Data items
--------------------------------------------------

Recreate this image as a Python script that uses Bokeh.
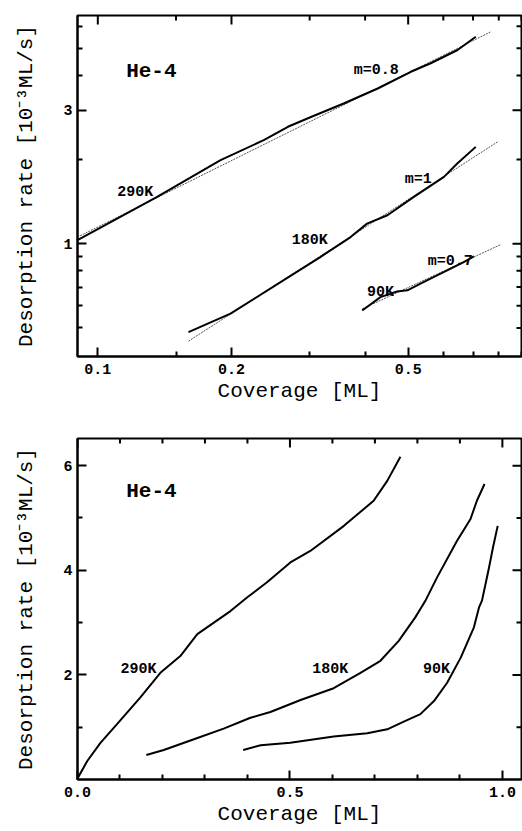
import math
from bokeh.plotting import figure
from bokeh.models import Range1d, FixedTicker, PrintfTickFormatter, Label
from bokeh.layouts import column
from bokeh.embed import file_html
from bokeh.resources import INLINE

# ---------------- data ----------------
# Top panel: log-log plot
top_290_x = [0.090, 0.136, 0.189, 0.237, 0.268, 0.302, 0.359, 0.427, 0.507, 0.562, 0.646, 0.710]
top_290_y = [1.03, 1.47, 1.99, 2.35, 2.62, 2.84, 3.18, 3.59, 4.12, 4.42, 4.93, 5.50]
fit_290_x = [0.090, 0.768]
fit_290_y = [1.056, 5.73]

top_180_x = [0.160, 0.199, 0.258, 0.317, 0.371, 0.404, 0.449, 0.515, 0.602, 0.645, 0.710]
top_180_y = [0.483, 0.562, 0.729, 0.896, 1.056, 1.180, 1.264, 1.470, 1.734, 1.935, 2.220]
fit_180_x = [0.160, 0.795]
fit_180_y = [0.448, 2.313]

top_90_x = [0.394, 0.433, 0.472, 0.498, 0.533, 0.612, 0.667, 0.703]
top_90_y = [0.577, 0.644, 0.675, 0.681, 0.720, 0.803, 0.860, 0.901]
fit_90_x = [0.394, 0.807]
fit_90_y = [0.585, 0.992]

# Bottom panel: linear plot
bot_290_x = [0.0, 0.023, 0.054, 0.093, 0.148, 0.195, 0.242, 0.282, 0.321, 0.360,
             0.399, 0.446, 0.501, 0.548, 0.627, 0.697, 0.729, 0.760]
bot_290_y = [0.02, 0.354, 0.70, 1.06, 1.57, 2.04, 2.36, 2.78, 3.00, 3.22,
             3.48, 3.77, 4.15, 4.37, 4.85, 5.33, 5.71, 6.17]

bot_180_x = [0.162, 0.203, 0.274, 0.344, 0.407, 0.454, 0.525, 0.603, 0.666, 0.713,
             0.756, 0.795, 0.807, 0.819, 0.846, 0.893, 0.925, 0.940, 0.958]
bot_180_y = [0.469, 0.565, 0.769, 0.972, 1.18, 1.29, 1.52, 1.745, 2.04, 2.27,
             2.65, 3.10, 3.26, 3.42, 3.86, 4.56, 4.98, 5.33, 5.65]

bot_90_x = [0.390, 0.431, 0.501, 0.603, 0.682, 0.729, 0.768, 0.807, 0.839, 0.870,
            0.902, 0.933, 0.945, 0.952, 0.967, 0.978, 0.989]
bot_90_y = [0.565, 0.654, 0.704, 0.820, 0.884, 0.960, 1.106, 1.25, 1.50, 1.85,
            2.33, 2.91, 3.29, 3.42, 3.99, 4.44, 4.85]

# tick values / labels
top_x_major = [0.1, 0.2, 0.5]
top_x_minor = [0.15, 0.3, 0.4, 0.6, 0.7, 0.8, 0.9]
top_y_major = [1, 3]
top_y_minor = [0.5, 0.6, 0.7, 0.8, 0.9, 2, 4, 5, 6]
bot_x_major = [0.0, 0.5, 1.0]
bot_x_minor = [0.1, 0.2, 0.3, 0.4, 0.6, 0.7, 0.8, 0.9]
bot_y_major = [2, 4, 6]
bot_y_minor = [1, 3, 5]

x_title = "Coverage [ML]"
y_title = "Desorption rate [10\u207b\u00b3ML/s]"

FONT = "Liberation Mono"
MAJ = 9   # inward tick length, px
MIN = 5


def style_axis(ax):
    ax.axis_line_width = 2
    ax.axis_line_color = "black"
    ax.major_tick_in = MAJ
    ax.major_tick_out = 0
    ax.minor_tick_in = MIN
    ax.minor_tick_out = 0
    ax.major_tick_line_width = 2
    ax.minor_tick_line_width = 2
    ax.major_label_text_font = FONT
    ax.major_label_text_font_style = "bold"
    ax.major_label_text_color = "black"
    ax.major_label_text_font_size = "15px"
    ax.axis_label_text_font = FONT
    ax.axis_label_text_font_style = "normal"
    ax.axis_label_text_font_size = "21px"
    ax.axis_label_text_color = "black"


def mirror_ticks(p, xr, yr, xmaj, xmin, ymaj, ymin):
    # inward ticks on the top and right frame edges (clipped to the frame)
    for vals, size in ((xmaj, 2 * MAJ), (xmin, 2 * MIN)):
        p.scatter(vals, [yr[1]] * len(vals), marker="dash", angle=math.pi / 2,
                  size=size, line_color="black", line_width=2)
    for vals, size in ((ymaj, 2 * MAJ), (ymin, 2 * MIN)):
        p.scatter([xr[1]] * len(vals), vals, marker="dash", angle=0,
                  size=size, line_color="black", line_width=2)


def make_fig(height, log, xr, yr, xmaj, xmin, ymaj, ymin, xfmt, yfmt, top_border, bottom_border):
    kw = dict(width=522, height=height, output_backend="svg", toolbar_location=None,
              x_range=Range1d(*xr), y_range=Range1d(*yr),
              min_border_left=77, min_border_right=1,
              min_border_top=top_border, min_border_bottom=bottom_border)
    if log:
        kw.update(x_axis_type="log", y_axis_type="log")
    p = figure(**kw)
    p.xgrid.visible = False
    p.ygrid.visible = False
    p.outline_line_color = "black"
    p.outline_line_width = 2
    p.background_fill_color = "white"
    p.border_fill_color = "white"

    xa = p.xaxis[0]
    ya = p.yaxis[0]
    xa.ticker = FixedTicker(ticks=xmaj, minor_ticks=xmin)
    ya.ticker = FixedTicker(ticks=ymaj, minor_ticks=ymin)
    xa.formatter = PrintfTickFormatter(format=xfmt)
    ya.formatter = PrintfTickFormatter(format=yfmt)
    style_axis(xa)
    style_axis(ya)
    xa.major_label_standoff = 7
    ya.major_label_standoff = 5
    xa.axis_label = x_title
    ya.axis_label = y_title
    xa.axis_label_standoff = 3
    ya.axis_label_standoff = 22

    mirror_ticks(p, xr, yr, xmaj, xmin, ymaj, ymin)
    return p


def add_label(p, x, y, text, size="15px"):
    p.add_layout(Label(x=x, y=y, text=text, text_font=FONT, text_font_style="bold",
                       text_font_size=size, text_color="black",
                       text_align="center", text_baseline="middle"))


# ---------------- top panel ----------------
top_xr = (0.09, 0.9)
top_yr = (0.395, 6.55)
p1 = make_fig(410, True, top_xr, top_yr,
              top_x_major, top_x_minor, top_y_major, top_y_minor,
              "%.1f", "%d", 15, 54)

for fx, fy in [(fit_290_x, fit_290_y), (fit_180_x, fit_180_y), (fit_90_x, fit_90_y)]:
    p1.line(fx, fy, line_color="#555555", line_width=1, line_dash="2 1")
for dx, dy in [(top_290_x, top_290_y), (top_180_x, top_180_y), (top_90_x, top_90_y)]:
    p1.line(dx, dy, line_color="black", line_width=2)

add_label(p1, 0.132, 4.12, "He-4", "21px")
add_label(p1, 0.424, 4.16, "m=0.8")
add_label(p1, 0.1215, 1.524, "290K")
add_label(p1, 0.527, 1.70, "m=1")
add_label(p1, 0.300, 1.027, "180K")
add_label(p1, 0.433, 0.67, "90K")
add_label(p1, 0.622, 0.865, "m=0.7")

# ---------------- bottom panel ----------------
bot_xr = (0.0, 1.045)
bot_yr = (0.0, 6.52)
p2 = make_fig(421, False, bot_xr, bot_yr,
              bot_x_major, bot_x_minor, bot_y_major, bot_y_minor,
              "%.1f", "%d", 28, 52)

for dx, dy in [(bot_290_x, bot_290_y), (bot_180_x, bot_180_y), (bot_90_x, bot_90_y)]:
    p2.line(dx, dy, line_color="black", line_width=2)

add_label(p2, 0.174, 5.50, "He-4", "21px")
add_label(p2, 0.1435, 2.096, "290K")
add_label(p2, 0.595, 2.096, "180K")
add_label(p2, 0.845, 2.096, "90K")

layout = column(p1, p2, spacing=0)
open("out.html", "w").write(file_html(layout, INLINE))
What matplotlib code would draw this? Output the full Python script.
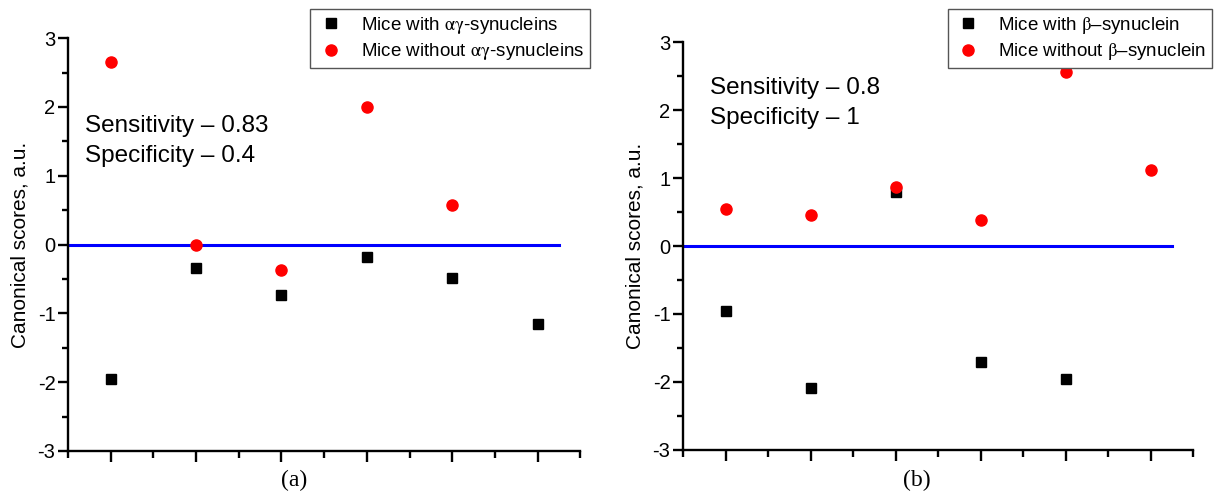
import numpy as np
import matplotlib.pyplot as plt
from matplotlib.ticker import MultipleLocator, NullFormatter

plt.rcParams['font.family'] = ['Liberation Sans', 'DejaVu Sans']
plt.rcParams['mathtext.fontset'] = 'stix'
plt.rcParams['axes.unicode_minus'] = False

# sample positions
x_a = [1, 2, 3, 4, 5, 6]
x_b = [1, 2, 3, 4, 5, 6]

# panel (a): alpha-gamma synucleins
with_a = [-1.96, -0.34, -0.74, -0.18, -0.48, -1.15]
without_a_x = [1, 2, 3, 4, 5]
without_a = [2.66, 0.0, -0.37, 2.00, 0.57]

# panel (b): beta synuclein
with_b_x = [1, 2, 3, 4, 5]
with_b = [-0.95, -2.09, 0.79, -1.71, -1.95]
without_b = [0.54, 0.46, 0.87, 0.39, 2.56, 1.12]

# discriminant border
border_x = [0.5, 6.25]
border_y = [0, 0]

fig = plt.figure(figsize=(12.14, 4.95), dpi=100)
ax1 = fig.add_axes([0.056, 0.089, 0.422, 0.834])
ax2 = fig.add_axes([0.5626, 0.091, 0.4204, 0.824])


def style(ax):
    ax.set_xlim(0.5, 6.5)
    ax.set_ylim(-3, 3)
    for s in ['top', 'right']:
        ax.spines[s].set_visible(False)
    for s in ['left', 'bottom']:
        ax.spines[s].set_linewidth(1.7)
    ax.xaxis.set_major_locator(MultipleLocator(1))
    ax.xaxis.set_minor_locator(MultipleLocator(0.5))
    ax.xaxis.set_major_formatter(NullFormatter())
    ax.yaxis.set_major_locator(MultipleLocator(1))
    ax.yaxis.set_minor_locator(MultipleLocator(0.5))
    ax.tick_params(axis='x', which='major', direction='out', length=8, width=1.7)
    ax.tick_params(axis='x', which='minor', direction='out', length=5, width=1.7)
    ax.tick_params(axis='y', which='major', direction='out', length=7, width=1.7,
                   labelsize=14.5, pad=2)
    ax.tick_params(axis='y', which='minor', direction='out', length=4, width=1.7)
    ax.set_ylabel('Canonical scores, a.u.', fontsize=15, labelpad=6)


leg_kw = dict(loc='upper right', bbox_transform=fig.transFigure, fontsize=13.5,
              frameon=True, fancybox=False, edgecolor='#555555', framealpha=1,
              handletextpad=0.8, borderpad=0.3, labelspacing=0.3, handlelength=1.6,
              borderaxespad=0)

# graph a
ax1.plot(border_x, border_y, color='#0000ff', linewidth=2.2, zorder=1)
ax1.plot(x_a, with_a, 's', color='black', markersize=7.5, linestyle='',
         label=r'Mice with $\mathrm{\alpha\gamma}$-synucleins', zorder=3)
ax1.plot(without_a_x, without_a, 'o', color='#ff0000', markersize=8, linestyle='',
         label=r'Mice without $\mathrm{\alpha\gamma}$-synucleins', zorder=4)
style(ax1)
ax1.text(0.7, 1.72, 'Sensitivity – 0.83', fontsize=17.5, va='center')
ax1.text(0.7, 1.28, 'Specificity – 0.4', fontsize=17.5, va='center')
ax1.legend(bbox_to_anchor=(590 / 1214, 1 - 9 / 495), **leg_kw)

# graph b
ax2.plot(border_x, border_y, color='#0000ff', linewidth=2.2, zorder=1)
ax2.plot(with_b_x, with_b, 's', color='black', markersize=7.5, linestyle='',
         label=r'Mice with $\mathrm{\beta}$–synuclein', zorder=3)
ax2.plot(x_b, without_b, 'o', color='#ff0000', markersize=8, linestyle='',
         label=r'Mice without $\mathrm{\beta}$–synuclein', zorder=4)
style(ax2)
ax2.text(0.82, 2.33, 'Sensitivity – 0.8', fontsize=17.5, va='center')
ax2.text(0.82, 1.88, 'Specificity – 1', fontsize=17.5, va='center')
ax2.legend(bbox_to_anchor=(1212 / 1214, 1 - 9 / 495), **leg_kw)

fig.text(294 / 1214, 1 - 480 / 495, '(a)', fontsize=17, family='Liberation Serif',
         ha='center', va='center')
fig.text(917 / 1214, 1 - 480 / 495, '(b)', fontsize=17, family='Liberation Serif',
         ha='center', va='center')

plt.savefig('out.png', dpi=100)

--------------------------------------------------

The required output is the exact run of lines from the start of the records through the line containing "from bokeh.resources import INLINE", both ends included, with no pictures.

RESPONSE BELOW:
Recreate this image as a Python script that uses Bokeh.
import math
from bokeh.plotting import figure
from bokeh.models import Range1d, FixedTicker, PrintfTickFormatter, Label
from bokeh.layouts import column
from bokeh.embed import file_html
from bokeh.resources import INLINE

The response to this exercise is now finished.